--- Start Material shown ---
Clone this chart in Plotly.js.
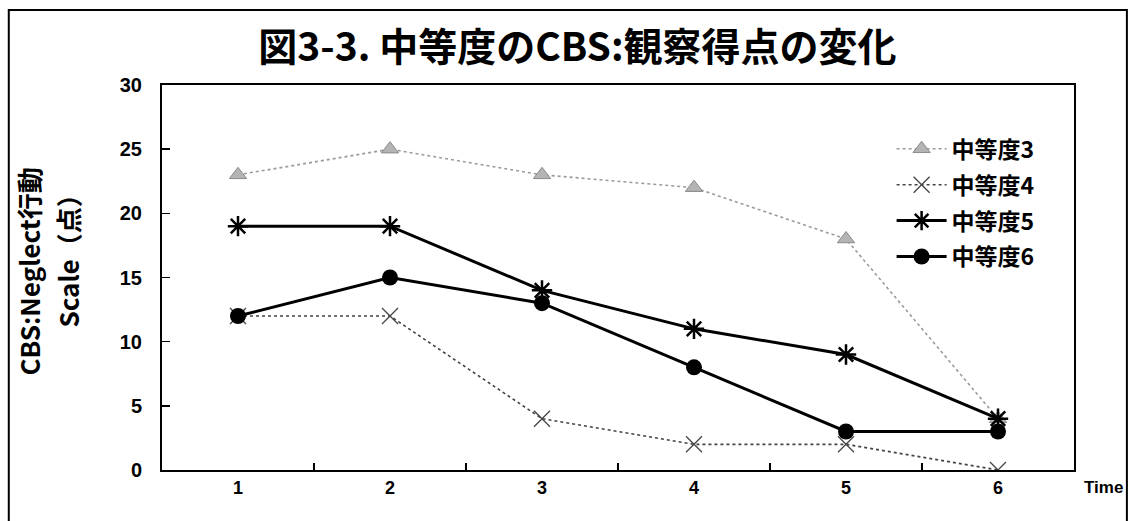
<!DOCTYPE html>
<html>
<head>
<meta charset="utf-8">
<script src="https://cdn.plot.ly/plotly-3.0.1.min.js"></script>
<style>
  html, body { margin: 0; padding: 0; background: #fff; }
  #chart { width: 1130px; height: 521px; }
</style>
</head>
<body>
<div id="chart"></div>
<script>
// Observation time points
const times = [1, 2, 3, 4, 5, 6];
const timeLabels = ['1', '2', '3', '4', '5', '6'];

// CBS Neglect scores per moderate-severity case
const case3 = [23, 25, 23, 22, 18, 4];
const case4 = [12, 12, 4, 2, 2, 0];
const case5 = [19, 19, 14, 11, 9, 4];
const case6 = [12, 15, 13, 8, 3, 3];

const seriesNames = ['中等度3', '中等度4', '中等度5', '中等度6'];

const yTicks = [0, 5, 10, 15, 20, 25, 30];

const FONT = '"Liberation Sans", Arial, "Noto Sans CJK JP", sans-serif';
const CJK = '"Noto Sans CJK JP", "Liberation Sans", sans-serif';

const bold = s => '<b>' + s + '</b>';

const traces = [
  {
    x: times, y: case3, name: bold(seriesNames[0]), legendgroup: 'g3', type: 'scatter', mode: 'lines+markers',
    line: { color: '#9a9a9a', width: 1.6, dash: 'dot' },
    marker: { symbol: 'triangle-up', size: 15, color: '#b4b4b4', line: { color: '#8a8a8a', width: 1 } }
  },
  {
    x: times, y: case4, name: bold(seriesNames[1]), legendgroup: 'g4', type: 'scatter', mode: 'lines+markers',
    line: { color: '#444', width: 1.6, dash: 'dot' },
    marker: { symbol: 'x-thin-open', size: 16, color: '#444', line: { color: '#444', width: 1.3 } }
  },
  {
    x: times, y: case5, name: bold(seriesNames[2]), legendgroup: 'g5', type: 'scatter', mode: 'lines+markers',
    line: { color: '#000', width: 3 },
    marker: { symbol: 'asterisk-open', size: 17, color: '#000', line: { color: '#000', width: 2.5 } }
  },
  {
    x: times, y: case6, name: bold(seriesNames[3]), legendgroup: 'g6', type: 'scatter', mode: 'lines+markers',
    line: { color: '#000', width: 3 },
    marker: { symbol: 'circle', size: 16, color: '#000' }
  },
  // Invisible carrier for the category-boundary tick axis
  {
    x: times, y: case6, xaxis: 'x2', yaxis: 'y', type: 'scatter', mode: 'markers',
    marker: { opacity: 0 }, showlegend: false, hoverinfo: 'skip'
  }
];

const layout = {
  width: 1130,
  height: 521,
  paper_bgcolor: '#fff',
  plot_bgcolor: '#fff',
  margin: { l: 162, r: 56, t: 85, b: 51 },
  font: { family: FONT, color: '#000' },
  title: {
    text: bold('図3-3. 中等度のCBS:観察得点の変化'),
    font: { family: CJK, size: 39, color: '#000' },
    x: 0.511, xanchor: 'center',
    y: 0.91, yanchor: 'middle'
  },
  showlegend: true,
  legend: {
    x: 0.8, y: 0.89, xanchor: 'left', yanchor: 'top',
    bgcolor: 'rgba(0,0,0,0)',
    font: { family: CJK, size: 23, color: '#000' },
    tracegroupgap: 3,
    itemwidth: 50
  },
  xaxis: {
    range: [0.5, 6.5],
    tickmode: 'array',
    tickvals: times,
    ticktext: timeLabels.map(bold),
    ticks: '',
    tickfont: { family: FONT, size: 18, color: '#000' },
    showgrid: false,
    zeroline: false,
    showline: true, linecolor: '#000', linewidth: 2, mirror: true,
    fixedrange: true
  },
  xaxis2: {
    overlaying: 'x',
    matches: 'x',
    range: [0.5, 6.5],
    tickmode: 'array',
    tickvals: [1.5, 2.5, 3.5, 4.5, 5.5],
    ticks: 'inside', ticklen: 7, tickwidth: 1.5, tickcolor: '#000',
    showticklabels: false,
    showgrid: false, zeroline: false, showline: false,
    side: 'bottom'
  },
  yaxis: {
    range: [0, 30],
    tickmode: 'array',
    tickvals: yTicks,
    ticktext: yTicks.map(bold),
    ticks: 'inside', ticklen: 8, tickwidth: 1.5, tickcolor: '#000',
    tickfont: { family: FONT, size: 20, color: '#000' },
    ticklabelstandoff: 14,
    showgrid: false,
    zeroline: false,
    showline: true, linecolor: '#000', linewidth: 2, mirror: true,
    fixedrange: true
  },
  annotations: [
    {
      text: bold('CBS:Neglect行動'),
      xref: 'paper', yref: 'paper', x: -0.146, y: 0.515,
      xanchor: 'center', yanchor: 'middle', textangle: -90, showarrow: false,
      font: { family: CJK, size: 26, color: '#000' }
    },
    {
      text: bold('Scale（点）'),
      xref: 'paper', yref: 'paper', x: -0.104, y: 0.56,
      xanchor: 'center', yanchor: 'middle', textangle: -90, showarrow: false,
      font: { family: CJK, size: 26, color: '#000' }
    },
    {
      text: bold('Time'),
      xref: 'paper', yref: 'paper', x: 1.009, y: -0.045,
      xanchor: 'left', yanchor: 'middle', showarrow: false,
      font: { family: FONT, size: 17, color: '#000' }
    }
  ],
  shapes: [
    {
      type: 'rect', xref: 'paper', yref: 'paper',
      x0: -0.168, x1: 1.058, y0: -0.2, y1: 1.195,
      line: { color: '#000', width: 2 }, fillcolor: 'rgba(0,0,0,0)', layer: 'below'
    }
  ]
};

Plotly.newPlot('chart', traces, layout, { staticPlot: true, displayModeBar: false });
</script>
</body>
</html>
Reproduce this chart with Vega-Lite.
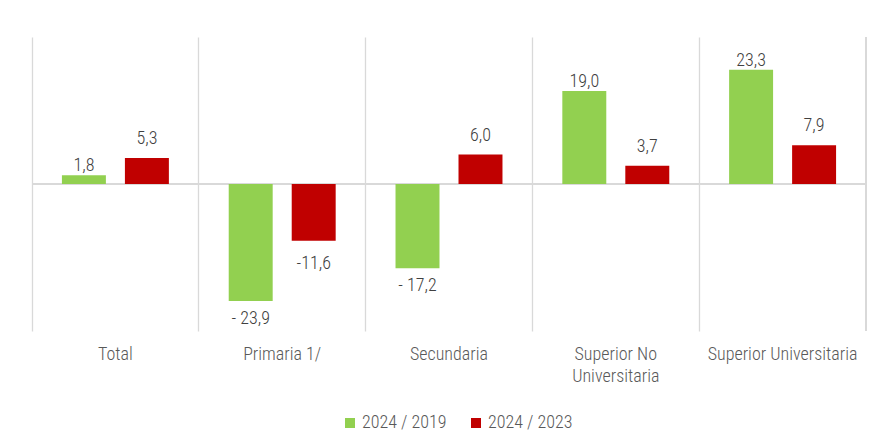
{
  "$schema": "https://vega.github.io/schema/vega-lite/v6.json",
  "autosize": "none",
  "width": 834,
  "height": 294,
  "padding": {"left": 32, "top": 37, "right": 14, "bottom": 115},
  "background": "white",
  "config": {
    "view": {"stroke": null},
    "font": "Roboto Condensed, Liberation Sans, sans-serif"
  },
  "data": {
    "values": [
      {"cat": "Total", "s": "2024 / 2019", "v": 1.8, "lab": "1,8"},
      {"cat": "Total", "s": "2024 / 2023", "v": 5.3, "lab": "5,3"},
      {"cat": "Primaria 1/", "s": "2024 / 2019", "v": -23.9, "lab": "- 23,9"},
      {"cat": "Primaria 1/", "s": "2024 / 2023", "v": -11.6, "lab": "-11,6"},
      {"cat": "Secundaria", "s": "2024 / 2019", "v": -17.2, "lab": "- 17,2"},
      {"cat": "Secundaria", "s": "2024 / 2023", "v": 6.0, "lab": "6,0"},
      {"cat": "Superior No Universitaria", "s": "2024 / 2019", "v": 19.0, "lab": "19,0"},
      {"cat": "Superior No Universitaria", "s": "2024 / 2023", "v": 3.7, "lab": "3,7"},
      {"cat": "Superior Universitaria", "s": "2024 / 2019", "v": 23.3, "lab": "23,3"},
      {"cat": "Superior Universitaria", "s": "2024 / 2023", "v": 7.9, "lab": "7,9"}
    ]
  },
  "encoding": {
    "x": {
      "field": "cat",
      "type": "nominal",
      "sort": null,
      "scale": {
        "domain": ["Total", "Primaria 1/", "Secundaria", "Superior No Universitaria", "Superior Universitaria"],
        "paddingInner": 0,
        "paddingOuter": 0
      },
      "axis": {
        "title": null,
        "orient": "bottom",
        "domain": false,
        "ticks": false,
        "grid": true,
        "gridColor": "#d9d9d9",
        "gridWidth": 1.3,
        "bandPosition": 0,
        "labelAngle": 0,
        "labelFontSize": 18,
        "labelFontWeight": 300,
        "labelColor": "#595959",
        "labelPadding": 14,
        "labelBaseline": "top",
        "labelLineHeight": 22,
        "labelExpr": "datum.label == 'Superior No Universitaria' ? ['Superior No', 'Universitaria'] : datum.label"
      }
    },
    "xOffset": {
      "field": "s",
      "type": "nominal",
      "scale": {"paddingInner": 0.302, "paddingOuter": 0.475}
    },
    "y": {
      "field": "v",
      "type": "quantitative",
      "scale": {"domain": [-30, 30], "nice": false},
      "axis": null
    }
  },
  "layer": [
    {
      "mark": {"type": "rule", "color": "#d9d9d9", "strokeWidth": 1.3},
      "encoding": {
        "x": {"datum": "Superior Universitaria", "bandPosition": 1},
        "xOffset": null,
        "y": null
      }
    },
    {
      "mark": {"type": "rule", "color": "#d9d9d9", "strokeWidth": 1.5},
      "encoding": {
        "x": null,
        "xOffset": null,
        "y": {"datum": 0, "type": "quantitative"}
      }
    },
    {
      "mark": {"type": "bar"},
      "encoding": {
        "y2": {"datum": 0},
        "color": {
          "field": "s",
          "type": "nominal",
          "scale": {"domain": ["2024 / 2019", "2024 / 2023"], "range": ["#92D050", "#C00000"]},
          "legend": {
            "title": null,
            "orient": "none",
            "direction": "horizontal",
            "legendX": 309,
            "legendY": 377,
            "symbolType": "square",
            "symbolSize": 100,
            "symbolStrokeWidth": 0,
            "labelFontSize": 18,
            "labelFontWeight": 300,
            "labelColor": "#595959",
            "labelOffset": 3,
            "columnPadding": 20
          }
        }
      }
    },
    {
      "transform": [{"filter": "datum.v >= 0 && datum.s == '2024 / 2019'"}],
      "mark": {"type": "text", "baseline": "alphabetic", "dy": -4, "fontSize": 18, "fontWeight": 300, "color": "#404040"},
      "encoding": {"text": {"field": "lab"}}
    },
    {
      "transform": [{"filter": "datum.v >= 0 && datum.s == '2024 / 2023'"}],
      "mark": {"type": "text", "baseline": "alphabetic", "dy": -14, "fontSize": 18, "fontWeight": 300, "color": "#404040"},
      "encoding": {"text": {"field": "lab"}}
    },
    {
      "transform": [{"filter": "datum.v < 0 && datum.s == '2024 / 2019'"}],
      "mark": {"type": "text", "baseline": "top", "dy": 9, "fontSize": 18, "fontWeight": 300, "color": "#404040"},
      "encoding": {"text": {"field": "lab"}}
    },
    {
      "transform": [{"filter": "datum.v < 0 && datum.s == '2024 / 2023'"}],
      "mark": {"type": "text", "baseline": "top", "dy": 14, "fontSize": 18, "fontWeight": 300, "color": "#404040"},
      "encoding": {"text": {"field": "lab"}}
    }
  ]
}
--- End Material shown ---
* Instructions to follow *
Please reproduce the listing exactly from its opening line through the line that contains "const timeLabels = ['1', '2', '3', '4', '5', '6'];", both included, with all pictures omitted.

* Full answer *
Clone this chart in Plotly.js.
<!DOCTYPE html>
<html>
<head>
<meta charset="utf-8">
<script src="https://cdn.plot.ly/plotly-3.0.1.min.js"></script>
<style>
  html, body { margin: 0; padding: 0; background: #fff; }
  #chart { width: 1130px; height: 521px; }
</style>
</head>
<body>
<div id="chart"></div>
<script>
// Observation time points
const times = [1, 2, 3, 4, 5, 6];
const timeLabels = ['1', '2', '3', '4', '5', '6'];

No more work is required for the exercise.